NICOLA Sturgeon has harmed the SNP by putting “short-term PR gains” ahead of its long-term strategic goals, according to the party’s former deputy leader.
Jim Sillars said the First Minister should stop “grandstanding” over Brexit and a second referendum and work consensually to secure more powers for Holyrood instead.
Writing in the Herald, Mr Sillars also said the UK would be “daft” to give the SNP government a seat in Brexit talks, as it had shown itself to be a “potential cuckoo in the nest”.
The stinging attack comes as Ms Sturgeon prepares to set out her next steps for a second referendum in light of the SNP’s worst general election reversal in almost 40 years.
The party lost 21 of the 56 seats it won in 2015 and its vote share fell from 50 to 37 per cent, as the Unionist parties gained seats in a backlash against her referendum plan.
The First Minister is expected to push back a referendum until well after Brexit talks conclude in late 2018 or early 2019, but leave open the possibility of a new vote by the 2021 Scottish election, when her mandate to hold one expires.
She is due to speak at a conference in London today titled “Brexit - the road ahead”.
However she promised in March that she would tell MSPs her plans first, suggesting a statement to Holyrood tomorrow or Thursday.
Mr Sillars, who was SNP deputy under Alex Salmond in the early 1990s, said it had been “painful” to watch the party “self-inflict an electoral wound” by demanding a referendum most Scots didn’t want.
He said threatening Brexit legislation by withholding a legislative consent motion (LCM) at Holyrood would also be “a serious mistake” and “further self-harm”.
Ms Sturgeon has demanded her government have a seat on the UK’s Brexit negotiating team, with a view to keeping the UK, or at least Scotland, in the EU single market.
But Mr Sillars, who backed Leave, said that was a lost cause, as Ms Sturgeon had sided so strongly with Brussels after the Brexit vote.

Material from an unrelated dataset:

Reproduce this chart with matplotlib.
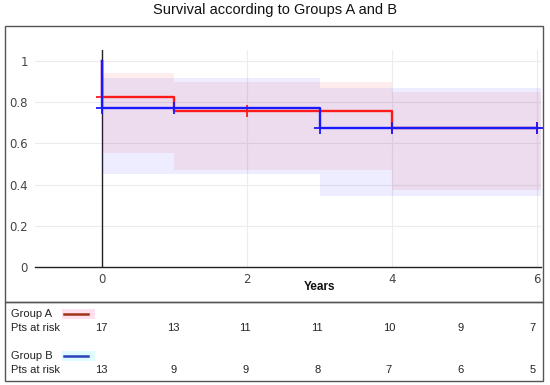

He wrote: “Making Scotland Brussels’ insider friend may have pleased many of my fellow party members, but meant that when hard confidential negotiations get underway, the UK Government would be daft to invite a potential Brussels cuckoo in the next.
“A short term tactic which played well in Brussels, fell flat in London, which is where Scotland really needs leverage.
“Sadly, short term PR gains leading to longer term strategic losses have been a marked feature of the Sturgeon leadership. Indyref2 was the classic example.”
He also said Ms Sturgeon erred by joining the Supreme Court action over Brexit last year, when the court ruled Holyrood could not veto Brexit by withholding an LCM.
He said if the First Minister had kept out of it, there would still be a useful uncertainty over whether a veto was possible.
“Instead, another line in the sand was washed away, leaving future threats looking increasingly empty and hollow.
“The time for grandstanding is over. Scotland’s interests will be best served by building a wide consensus of national support for powers presently held in Brussels to come to Edinburgh, powers that can help our economy to grow.”
Former Scottish cabinet secretaries Kenneth MacAskill and Alex Neil have also advised Ms Sturgeon to park a second referendum because of its unpopularity with voters.
However in a newspaper column yesterday, Ms Sturgeon stuck by her rationale for a second referendum, saying Brexit, in whatever form, would be deeply damaging to Scotland.
She wrote: “Whatever deal is reached, Brexit will be enormously damaging when it comes to jobs, investment and all our living standards. And I fear that will become clearer now with every week that passes.”